Trump il ciclone
“Quasi tutti i parlamenti non sono che pollai rumorosi, greppie e fogne”. La frase è di Filippo Tommaso Marinetti e fu scritta un centinaio di anni fa. Potrebbe essere stata pronunciata l’altro ieri. Figlia, allora, delle conseguenze della guerra e della rivoluzione bolscevica, figlia, oggi, di una crisi sociale ed economica, e di valori, che la globalizzazione ha accelerato con una distribuzione della ricchezza che ha premiato il vertice della piramide e regioni del cosiddetto terzo mondo, impoverendo il ceto medio occidentale. L’uomo solo al comando nasce da qui, la tendenza bonapartista nel governo degli Stati nasce da qui. Società slabbrate, in difetto di un racconto corale, assenza di una spinta condivisa indispensabile a superare l’emergenza. In molti, erroneamente, speravano in un rapido ritorno al passato e invece... Aumentano sia il sommerso sia le distanze sociali, prevale la disintermediazione, la politica viene considerata ovunque un accidente di cui liberarsi. Gli ultimi, elettori un tempo della sinistra, scelgono soluzioni drastiche di tutt’altro segno, per questo la vittoria a valanga di Trump in Iowa, la vicenda politica italiana - i successi in linea dei grillini, di Salvini e infine della Meloni - e una miriade di casi del genere in troppi paesi in giro per il mondo non devono stupire.
Torna alla memoria l’intervento pronunciato da Mussolini a Montecitorio nel dicembre del 1924, nella seduta parlamentare che vede Giolitti staccarsi dalla maggioranza e che prepara il discorso del Duce del 3 gennaio del 1925, l’avvio della fase dittatoriale. Puntando il vecchio leader liberale, Mussolini ha parole di fuoco. Nei momenti di crisi, dice, il popolo sceglie le estreme, o noi o i comunisti, non tornerà mai a votare per i liberali.
Esplosione del rancore e della rabbia, desiderio di cambiamenti radicali, esaltazione del mito della violenza, intanto sui social.

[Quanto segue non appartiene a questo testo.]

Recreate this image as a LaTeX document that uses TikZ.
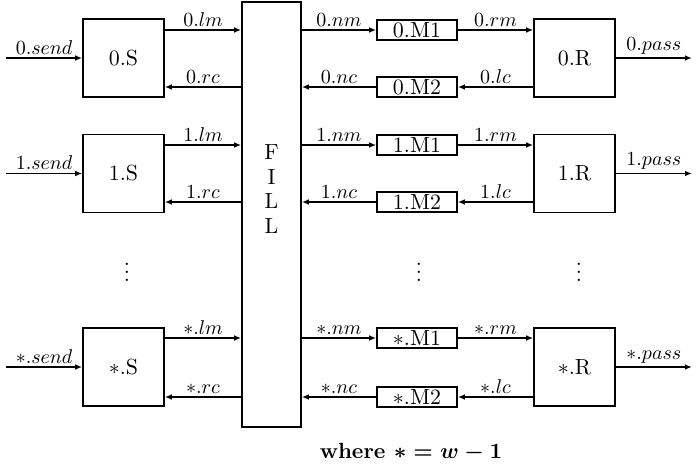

La crisi delle democrazie parlamentari, resa più esplicita dalla società liquida tracciata da Bauman - frenetica, individualista, protesa verso il consumo di massa, priva delle sicurezze tradizionali -, ha inaugurato da tempo “l’età del ferro”. I cambiamenti geopolitici, con la caduta del ruolo principe degli Stati Uniti e la nascita di potenze regionali, in assenza dell’Europa come forza compatta, in grado di offrire al mondo una visione del mondo, moltiplica le ragioni di crisi dei pilastri della cultura occidentale. Il Novecento è davvero finito e il rigurgito formidabile dei nazionalismi e degli autocrati non va più considerato una parentesi circoscritta nel tempo e nello spazio. Dovremmo farci i conti sul serio.
La verità è che ci sarebbe bisogno di scelte scomode dentro una cornice governata da gruppi dirigenti diffusi, dotati di forte etica pubblica e di una sincera passione per il bene comune. È possibile?